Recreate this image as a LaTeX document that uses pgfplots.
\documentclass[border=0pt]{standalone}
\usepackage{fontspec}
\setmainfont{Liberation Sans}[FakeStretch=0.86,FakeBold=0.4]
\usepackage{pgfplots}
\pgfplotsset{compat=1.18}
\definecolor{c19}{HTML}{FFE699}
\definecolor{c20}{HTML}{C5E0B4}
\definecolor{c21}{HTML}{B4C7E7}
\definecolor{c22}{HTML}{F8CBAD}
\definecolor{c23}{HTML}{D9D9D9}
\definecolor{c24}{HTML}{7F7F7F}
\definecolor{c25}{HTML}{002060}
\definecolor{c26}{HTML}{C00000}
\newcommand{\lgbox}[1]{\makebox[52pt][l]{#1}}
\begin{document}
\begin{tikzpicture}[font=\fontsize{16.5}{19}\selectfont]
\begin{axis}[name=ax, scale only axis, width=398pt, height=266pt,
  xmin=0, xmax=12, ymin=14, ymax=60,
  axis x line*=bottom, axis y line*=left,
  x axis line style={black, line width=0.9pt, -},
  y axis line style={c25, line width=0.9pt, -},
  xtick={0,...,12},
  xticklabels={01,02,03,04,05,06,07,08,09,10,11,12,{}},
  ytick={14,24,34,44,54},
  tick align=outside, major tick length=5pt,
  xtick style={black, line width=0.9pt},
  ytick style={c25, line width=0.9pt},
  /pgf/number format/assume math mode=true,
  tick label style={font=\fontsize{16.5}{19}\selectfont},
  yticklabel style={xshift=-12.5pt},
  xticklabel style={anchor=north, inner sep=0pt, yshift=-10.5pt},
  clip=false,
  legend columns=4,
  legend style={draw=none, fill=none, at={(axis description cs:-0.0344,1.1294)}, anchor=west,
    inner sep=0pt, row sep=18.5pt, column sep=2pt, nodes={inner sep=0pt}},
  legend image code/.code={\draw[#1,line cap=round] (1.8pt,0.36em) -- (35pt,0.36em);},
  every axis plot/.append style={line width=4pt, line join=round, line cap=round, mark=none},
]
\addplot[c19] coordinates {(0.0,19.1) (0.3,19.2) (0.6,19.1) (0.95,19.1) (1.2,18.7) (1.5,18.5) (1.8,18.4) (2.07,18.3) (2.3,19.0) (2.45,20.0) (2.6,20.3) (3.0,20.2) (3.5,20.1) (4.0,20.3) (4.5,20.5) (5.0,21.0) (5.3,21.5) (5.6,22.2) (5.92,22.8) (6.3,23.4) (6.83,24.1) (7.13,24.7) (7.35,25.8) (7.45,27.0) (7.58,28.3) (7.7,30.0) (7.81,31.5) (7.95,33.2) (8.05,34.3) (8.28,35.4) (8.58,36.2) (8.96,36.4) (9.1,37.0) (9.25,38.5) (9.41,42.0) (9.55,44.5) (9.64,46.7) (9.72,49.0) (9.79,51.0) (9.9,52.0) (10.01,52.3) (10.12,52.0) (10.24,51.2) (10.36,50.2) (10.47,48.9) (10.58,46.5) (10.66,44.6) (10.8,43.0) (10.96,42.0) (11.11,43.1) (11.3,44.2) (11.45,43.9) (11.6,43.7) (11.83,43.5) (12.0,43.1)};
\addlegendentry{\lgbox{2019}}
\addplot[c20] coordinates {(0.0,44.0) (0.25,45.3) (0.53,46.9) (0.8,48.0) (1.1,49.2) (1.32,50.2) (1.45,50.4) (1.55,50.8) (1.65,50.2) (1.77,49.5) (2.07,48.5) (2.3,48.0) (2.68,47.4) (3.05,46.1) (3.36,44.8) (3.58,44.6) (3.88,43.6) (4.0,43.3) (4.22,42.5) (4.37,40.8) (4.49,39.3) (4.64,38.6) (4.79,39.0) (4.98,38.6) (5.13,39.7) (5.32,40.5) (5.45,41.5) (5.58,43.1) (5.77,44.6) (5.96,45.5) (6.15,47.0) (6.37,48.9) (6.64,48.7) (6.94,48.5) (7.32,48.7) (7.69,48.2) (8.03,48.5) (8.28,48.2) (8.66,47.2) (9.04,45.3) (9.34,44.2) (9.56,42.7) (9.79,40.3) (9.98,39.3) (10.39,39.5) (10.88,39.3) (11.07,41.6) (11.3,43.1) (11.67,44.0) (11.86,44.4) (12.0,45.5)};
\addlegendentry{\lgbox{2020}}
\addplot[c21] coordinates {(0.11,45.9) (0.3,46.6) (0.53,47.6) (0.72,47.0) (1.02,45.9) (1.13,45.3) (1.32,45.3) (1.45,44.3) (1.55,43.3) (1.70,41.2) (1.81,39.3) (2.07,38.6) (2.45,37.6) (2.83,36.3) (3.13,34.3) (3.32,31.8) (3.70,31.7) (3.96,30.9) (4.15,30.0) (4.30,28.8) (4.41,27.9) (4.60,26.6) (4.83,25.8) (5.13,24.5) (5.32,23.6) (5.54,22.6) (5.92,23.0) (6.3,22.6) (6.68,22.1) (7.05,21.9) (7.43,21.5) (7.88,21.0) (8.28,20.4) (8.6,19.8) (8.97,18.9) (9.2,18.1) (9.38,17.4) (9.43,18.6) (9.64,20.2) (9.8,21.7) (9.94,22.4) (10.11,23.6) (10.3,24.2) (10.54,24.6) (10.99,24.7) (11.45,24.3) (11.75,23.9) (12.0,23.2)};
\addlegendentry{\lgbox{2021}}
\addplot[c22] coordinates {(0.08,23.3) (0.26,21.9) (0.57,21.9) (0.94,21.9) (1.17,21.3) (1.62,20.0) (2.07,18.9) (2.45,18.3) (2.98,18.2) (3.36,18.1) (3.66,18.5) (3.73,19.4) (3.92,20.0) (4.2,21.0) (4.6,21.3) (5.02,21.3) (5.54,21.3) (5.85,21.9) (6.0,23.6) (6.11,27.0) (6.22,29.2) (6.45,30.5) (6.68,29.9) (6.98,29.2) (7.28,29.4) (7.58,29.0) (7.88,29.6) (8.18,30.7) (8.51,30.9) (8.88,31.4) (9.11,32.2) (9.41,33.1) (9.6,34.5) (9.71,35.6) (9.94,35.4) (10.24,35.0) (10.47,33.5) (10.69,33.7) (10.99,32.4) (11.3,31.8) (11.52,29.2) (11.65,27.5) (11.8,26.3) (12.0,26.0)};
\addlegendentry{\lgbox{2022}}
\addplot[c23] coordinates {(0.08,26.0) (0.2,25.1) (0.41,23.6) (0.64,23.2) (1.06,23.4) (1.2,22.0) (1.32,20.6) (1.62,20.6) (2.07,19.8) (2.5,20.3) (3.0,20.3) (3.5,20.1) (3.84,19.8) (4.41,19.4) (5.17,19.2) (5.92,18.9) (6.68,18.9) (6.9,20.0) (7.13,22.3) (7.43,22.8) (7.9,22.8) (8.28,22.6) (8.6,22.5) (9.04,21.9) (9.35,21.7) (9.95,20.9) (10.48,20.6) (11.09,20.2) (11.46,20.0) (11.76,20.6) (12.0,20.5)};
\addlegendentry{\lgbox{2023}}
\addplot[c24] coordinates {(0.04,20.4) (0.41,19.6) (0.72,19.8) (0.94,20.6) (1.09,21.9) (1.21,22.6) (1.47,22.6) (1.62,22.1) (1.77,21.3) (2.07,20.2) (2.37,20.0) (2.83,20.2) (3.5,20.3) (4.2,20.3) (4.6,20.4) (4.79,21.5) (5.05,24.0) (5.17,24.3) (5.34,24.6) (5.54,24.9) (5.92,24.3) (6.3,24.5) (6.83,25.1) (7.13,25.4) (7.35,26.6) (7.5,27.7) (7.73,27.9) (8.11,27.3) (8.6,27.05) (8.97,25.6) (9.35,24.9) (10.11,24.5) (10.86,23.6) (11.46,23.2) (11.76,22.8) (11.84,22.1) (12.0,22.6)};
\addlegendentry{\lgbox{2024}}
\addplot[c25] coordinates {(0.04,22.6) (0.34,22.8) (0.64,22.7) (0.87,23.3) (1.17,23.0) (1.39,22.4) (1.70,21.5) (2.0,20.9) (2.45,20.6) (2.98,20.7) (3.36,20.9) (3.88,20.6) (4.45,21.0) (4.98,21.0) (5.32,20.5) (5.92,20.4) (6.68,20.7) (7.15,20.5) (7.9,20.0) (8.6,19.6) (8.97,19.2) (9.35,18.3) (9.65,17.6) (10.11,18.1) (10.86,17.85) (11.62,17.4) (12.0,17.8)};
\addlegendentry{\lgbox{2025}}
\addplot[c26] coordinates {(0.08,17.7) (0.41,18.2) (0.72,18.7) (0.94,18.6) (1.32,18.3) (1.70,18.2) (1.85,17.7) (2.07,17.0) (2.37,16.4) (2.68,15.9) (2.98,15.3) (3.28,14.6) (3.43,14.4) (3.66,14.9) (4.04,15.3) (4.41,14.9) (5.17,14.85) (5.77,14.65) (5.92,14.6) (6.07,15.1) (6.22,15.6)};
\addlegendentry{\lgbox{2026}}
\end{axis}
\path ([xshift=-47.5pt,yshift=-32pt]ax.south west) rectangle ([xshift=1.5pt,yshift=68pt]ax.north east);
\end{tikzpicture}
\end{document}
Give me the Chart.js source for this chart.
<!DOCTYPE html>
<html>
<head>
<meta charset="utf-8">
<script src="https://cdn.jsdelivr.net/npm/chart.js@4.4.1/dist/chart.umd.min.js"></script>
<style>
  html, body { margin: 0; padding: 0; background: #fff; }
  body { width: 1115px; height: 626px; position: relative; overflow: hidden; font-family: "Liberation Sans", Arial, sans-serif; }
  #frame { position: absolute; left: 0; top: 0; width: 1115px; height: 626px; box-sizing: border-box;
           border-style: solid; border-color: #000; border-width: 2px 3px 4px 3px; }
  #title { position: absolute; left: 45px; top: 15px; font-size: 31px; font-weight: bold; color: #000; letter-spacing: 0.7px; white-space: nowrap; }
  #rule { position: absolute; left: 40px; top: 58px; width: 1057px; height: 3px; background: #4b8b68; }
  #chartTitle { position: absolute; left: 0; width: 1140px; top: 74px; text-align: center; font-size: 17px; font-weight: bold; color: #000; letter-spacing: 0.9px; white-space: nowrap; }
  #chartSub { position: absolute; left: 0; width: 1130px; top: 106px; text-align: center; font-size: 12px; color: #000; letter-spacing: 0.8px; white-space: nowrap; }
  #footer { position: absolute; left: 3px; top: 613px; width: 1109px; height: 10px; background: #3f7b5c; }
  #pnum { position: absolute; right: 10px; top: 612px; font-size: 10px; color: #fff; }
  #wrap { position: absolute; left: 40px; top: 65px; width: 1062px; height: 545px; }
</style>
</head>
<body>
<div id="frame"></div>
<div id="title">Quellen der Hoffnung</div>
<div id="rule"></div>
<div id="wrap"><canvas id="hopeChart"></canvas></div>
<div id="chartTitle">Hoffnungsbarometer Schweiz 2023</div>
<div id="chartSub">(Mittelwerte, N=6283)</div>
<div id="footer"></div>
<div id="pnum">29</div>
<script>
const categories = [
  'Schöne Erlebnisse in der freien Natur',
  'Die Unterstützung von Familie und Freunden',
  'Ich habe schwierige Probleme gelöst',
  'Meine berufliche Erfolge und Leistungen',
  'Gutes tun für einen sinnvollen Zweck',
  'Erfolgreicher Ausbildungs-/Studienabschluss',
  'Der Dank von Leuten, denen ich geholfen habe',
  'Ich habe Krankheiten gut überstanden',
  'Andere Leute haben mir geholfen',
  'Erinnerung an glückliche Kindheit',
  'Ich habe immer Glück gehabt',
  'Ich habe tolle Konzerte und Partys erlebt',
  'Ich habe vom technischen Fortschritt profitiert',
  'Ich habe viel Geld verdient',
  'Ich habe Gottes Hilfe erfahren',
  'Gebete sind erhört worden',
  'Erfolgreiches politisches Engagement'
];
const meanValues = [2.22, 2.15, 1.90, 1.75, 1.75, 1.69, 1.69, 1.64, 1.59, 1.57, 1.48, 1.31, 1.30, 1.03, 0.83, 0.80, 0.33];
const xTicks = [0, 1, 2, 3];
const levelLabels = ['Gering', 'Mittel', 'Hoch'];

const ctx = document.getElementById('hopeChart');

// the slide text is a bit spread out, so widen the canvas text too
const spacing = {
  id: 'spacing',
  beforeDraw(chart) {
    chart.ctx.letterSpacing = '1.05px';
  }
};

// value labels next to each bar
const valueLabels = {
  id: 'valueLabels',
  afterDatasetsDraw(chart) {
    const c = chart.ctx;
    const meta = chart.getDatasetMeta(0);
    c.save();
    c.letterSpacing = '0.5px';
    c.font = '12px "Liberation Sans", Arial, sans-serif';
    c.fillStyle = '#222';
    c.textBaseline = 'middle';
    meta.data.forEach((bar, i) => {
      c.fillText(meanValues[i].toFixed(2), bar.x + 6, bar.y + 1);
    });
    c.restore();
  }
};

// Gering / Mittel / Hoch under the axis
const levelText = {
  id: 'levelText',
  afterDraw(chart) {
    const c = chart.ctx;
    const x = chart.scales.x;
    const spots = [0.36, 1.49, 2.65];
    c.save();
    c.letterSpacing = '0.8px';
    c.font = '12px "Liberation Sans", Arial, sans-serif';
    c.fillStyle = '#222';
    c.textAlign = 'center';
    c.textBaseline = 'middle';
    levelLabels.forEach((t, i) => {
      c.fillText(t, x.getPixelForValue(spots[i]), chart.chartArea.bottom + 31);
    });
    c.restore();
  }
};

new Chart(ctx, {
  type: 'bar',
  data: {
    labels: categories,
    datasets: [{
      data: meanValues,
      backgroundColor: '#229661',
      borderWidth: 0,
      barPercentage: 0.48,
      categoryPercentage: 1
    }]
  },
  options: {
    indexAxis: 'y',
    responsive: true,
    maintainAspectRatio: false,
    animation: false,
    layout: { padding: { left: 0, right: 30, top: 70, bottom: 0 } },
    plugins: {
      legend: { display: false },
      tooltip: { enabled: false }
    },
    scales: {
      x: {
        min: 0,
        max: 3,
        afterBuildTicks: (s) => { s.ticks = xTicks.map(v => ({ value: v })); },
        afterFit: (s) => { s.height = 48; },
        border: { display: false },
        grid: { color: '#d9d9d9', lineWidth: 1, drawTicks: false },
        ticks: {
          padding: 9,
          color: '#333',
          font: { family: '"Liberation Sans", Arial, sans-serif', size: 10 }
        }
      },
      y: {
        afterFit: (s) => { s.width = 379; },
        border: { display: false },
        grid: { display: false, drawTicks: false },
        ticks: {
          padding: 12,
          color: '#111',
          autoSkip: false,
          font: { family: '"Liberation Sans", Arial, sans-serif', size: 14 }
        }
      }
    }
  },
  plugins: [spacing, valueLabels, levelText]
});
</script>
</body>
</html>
# # # # #
> [Task description]:
Work through the records above line by line and count those that hold the string "this". Give only the result.

> [Output of the exercise]:
2